Ultimately, says Ward, “they’re just models,” and luck and randomness can always thwart.

That’s echoed by Chartier, who cites the inevitability of unknowables—the X factors that he hasn’t figured out how to account for. For one, emotional stress can wreak havoc: “Higher seeds, when they get in trouble, sense the weight of history’s shadow falling upon them, because you don’t want to be the No. 2 seed losing to the No. 15 seed. Let alone, the No. 15 seed seeing the rays of hope and success shining on them. That can sometimes raise the level of play. That’s difficult to quantify.” And sometimes, teams gel midway through the tournament and start behaving differently. Then, there are always the Cinderella stories that soar out of left field—this year, the St. Peter’s Peacocks; and last year, the Oral Roberts Golden Eagles. No model of Chartier’s foresaw those.

Even if your pick wins—if it was an edge-of-your-seat, final-second buzzer-beater, “Did you really predict that?” Chartier laughs, “’cause it easily could have gone the other way. . . . Sometimes people watch Moneyball and think it’s possible to get 90% accuracy, but there’s always some element of luck you can’t predict.” (The famed KenPom rankings system does its best with a “luck” offset, calculated as the deviation between a team’s actual winning percentage versus what you’d expect based on statistics.)

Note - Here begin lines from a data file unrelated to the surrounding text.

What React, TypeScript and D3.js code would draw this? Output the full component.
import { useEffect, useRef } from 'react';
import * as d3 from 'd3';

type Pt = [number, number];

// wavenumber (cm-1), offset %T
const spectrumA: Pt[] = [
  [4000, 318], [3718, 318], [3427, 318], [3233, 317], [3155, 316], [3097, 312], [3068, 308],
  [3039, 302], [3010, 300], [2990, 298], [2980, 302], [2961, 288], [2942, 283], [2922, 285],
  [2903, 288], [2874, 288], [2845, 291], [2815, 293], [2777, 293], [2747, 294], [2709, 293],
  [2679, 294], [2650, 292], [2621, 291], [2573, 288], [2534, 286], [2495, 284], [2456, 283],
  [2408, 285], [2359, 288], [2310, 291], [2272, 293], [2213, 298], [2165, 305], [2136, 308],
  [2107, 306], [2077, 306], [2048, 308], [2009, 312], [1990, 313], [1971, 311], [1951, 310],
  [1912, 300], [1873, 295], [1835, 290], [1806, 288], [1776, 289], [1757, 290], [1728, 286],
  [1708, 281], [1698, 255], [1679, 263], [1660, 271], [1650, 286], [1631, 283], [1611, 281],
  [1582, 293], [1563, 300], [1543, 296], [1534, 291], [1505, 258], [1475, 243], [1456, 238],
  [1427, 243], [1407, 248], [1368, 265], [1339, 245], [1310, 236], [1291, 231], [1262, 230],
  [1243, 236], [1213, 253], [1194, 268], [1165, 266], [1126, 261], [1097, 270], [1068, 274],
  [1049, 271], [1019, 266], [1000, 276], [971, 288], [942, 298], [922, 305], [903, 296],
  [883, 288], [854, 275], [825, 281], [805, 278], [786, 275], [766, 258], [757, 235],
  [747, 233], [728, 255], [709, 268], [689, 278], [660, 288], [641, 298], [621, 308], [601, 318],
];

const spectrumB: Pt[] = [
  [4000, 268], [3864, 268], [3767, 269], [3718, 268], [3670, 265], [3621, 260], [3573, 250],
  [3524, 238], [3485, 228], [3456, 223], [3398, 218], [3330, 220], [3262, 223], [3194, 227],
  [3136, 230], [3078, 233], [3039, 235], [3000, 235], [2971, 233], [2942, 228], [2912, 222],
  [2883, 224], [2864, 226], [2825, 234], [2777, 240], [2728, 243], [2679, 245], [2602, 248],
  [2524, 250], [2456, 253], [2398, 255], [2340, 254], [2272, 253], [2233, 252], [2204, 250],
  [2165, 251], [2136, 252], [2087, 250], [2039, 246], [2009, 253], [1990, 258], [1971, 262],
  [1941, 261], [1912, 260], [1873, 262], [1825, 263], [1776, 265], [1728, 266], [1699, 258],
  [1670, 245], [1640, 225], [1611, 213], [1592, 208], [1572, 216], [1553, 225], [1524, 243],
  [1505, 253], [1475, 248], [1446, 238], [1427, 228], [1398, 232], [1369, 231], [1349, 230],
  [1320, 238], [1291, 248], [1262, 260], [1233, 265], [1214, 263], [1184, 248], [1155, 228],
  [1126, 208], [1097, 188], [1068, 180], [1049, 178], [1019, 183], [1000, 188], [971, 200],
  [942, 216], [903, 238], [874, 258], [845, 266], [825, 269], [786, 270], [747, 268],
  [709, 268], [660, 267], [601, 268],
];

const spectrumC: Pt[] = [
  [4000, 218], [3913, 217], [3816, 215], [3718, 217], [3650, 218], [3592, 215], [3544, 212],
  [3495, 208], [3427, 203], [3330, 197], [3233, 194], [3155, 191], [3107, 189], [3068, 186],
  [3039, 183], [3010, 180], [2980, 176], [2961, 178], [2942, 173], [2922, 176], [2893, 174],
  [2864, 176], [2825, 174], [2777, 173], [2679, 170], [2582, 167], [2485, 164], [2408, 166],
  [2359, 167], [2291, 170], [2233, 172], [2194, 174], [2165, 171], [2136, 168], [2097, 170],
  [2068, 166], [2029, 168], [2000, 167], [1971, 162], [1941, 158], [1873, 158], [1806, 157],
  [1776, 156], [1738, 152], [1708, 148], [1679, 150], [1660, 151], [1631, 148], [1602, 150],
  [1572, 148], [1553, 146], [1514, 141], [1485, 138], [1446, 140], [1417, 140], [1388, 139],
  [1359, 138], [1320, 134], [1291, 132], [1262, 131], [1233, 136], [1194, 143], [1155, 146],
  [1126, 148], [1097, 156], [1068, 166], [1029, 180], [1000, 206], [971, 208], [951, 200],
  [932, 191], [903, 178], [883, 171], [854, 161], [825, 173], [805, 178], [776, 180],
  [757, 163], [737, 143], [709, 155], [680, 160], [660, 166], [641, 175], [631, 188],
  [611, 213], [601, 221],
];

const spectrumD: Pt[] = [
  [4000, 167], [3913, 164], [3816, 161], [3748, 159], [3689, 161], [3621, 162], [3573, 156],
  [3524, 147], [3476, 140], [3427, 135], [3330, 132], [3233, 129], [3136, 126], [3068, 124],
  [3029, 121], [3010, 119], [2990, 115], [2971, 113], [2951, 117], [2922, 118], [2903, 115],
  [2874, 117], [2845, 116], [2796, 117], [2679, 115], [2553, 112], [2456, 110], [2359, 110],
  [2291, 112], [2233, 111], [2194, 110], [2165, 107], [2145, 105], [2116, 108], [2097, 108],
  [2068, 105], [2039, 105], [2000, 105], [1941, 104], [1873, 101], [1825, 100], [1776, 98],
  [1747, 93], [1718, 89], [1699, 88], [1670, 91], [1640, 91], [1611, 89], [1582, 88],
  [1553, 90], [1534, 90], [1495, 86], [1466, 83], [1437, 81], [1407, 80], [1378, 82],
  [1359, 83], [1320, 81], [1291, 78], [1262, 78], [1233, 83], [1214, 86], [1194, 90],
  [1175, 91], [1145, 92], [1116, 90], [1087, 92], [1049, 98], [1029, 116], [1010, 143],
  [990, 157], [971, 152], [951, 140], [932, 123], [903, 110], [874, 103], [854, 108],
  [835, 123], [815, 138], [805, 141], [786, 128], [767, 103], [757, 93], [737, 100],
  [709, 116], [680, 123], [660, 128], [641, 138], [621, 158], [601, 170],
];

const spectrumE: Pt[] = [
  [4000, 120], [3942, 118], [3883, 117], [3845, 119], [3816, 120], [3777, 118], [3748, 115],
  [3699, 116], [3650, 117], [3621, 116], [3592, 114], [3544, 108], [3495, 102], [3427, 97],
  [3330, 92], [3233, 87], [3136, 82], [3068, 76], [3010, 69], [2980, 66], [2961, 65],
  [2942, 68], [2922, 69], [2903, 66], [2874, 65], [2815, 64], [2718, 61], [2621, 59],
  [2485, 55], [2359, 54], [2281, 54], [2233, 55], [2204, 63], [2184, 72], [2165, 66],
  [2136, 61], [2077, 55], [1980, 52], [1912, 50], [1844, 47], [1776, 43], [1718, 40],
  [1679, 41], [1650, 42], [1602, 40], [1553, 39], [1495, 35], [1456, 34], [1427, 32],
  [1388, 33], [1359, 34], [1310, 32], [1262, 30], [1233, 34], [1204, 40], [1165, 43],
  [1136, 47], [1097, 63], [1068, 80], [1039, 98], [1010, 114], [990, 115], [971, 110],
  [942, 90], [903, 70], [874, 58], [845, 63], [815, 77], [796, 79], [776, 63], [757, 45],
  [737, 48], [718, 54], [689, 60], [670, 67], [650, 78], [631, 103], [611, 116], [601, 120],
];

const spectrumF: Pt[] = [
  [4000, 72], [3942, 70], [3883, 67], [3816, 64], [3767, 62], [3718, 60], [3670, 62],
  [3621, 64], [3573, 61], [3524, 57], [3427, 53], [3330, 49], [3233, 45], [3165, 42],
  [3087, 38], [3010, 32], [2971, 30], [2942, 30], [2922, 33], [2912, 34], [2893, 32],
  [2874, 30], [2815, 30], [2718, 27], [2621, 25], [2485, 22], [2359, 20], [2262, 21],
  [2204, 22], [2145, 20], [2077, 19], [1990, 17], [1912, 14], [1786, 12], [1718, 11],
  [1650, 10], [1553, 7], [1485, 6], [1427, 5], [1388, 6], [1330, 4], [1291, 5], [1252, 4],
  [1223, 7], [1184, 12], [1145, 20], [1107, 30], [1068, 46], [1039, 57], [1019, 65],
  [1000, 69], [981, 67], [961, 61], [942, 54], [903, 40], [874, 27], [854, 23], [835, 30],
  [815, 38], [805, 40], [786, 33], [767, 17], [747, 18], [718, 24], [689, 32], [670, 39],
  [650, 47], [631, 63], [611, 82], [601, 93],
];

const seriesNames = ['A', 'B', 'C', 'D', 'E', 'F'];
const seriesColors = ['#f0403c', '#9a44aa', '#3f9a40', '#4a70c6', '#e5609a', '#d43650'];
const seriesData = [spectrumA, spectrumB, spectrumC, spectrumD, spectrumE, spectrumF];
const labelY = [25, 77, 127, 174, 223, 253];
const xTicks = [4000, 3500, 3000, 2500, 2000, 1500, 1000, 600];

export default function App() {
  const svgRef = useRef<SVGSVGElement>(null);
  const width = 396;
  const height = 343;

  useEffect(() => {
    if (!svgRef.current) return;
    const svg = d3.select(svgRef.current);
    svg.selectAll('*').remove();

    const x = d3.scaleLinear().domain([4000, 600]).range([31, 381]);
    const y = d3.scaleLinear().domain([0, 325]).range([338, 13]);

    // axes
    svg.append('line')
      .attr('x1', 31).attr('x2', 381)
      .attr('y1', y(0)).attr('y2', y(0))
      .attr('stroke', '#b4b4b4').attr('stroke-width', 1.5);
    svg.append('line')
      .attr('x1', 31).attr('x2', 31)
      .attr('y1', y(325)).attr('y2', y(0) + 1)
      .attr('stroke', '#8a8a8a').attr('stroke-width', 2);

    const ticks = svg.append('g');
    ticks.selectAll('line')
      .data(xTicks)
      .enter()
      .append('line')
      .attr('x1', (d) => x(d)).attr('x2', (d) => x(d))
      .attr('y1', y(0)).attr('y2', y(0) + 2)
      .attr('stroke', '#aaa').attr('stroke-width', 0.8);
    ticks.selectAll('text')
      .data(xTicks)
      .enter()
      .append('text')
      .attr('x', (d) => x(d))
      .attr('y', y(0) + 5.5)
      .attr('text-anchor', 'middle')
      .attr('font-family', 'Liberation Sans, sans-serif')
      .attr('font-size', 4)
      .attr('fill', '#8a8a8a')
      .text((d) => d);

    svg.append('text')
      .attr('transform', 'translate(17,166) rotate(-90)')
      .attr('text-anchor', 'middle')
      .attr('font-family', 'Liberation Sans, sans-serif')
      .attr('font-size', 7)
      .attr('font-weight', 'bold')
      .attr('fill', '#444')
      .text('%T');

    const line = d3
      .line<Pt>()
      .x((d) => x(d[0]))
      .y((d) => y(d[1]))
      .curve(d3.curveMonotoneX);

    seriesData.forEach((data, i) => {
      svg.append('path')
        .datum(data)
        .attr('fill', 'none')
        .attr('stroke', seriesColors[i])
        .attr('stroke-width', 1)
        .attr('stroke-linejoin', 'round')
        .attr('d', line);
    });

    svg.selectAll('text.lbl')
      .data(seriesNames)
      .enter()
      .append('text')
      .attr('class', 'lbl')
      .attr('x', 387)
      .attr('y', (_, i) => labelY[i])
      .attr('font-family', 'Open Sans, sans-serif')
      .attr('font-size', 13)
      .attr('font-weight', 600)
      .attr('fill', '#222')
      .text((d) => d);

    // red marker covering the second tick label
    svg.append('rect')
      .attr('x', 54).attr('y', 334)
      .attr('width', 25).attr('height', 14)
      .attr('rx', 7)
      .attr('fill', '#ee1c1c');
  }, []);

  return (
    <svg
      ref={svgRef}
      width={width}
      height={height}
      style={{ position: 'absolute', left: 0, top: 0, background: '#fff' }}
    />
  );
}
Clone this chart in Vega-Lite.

What Chartier has found matters most: The toughness of a team’s regular season schedule (“it isn’t just your record, it’s the strength of the teams you beat”); so-called “math mojo” (if you win against good teams as the season progresses); and not missing home (if you win against good teams on the road). “If you play all your hard teams at home, early in the season, it’s less predictive of March Madness performance,” he says.

The NBA, he concedes, is more predictable: Despite that players are closer in skill—which makes it harder to call—they’re also more consistent. (For example, when a player gets “hot hands” at the college level, the variability is far more extreme than in the league.) And NBA championships are a seven-game series versus the NCAA’s single elimination. The longer the playoffs, the more likely the better team wins.